Business decisions are often made based on forcing requirements onto a commercial third party solution that gets you 90% there instead of spending money up front and in ongoing maintenance to get 100% there. If your company isn’t going to have a competitive advantage, make enough money or save enough money to make that 10% difference worth it, the sacrifice is often worth it.

How many companies adjust their entire process around Salesforce, some Oracle enterprise solution, or project management software?


I think there's some of that, but... no, part of it is because straight logic problems are... hard. And lots of candidates, even solid candidates who have held jobs in software engineering, can't write code with simple-yet-non-trivial logic requirements reliably.

"Write a linked list" won't tell you someone is a genius. But it will weed out a lot of people who can do "development" but can't hack.

And if you have a job that needs hackers (not all do!), these questions make for cheap filters that save everyone time.
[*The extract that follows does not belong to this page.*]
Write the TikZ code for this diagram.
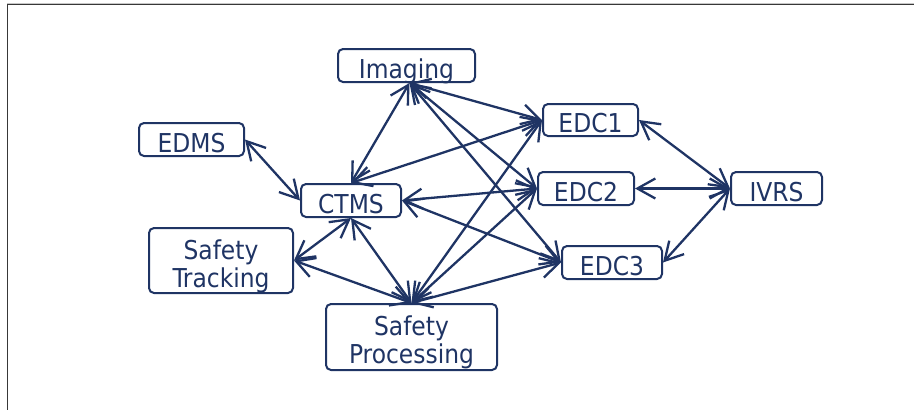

> 20 years ago, a typical team was mostly CS majors [...] Today however, especially in fields like frontend development, its extremely likely ZERO person in the team has a CS background

A commercially successful frontend development requires visual design skills much more than anything else, or no-one will visit the site if it looks bad. I disagree with you about software development teams in other fields having no CS background. The CS majors write backend code and frameworks for frontend developers to use.


> complex animations & advanced graphics

No please don't. I'm very happy with everyone just building normal boring predictable easy-to-use forms.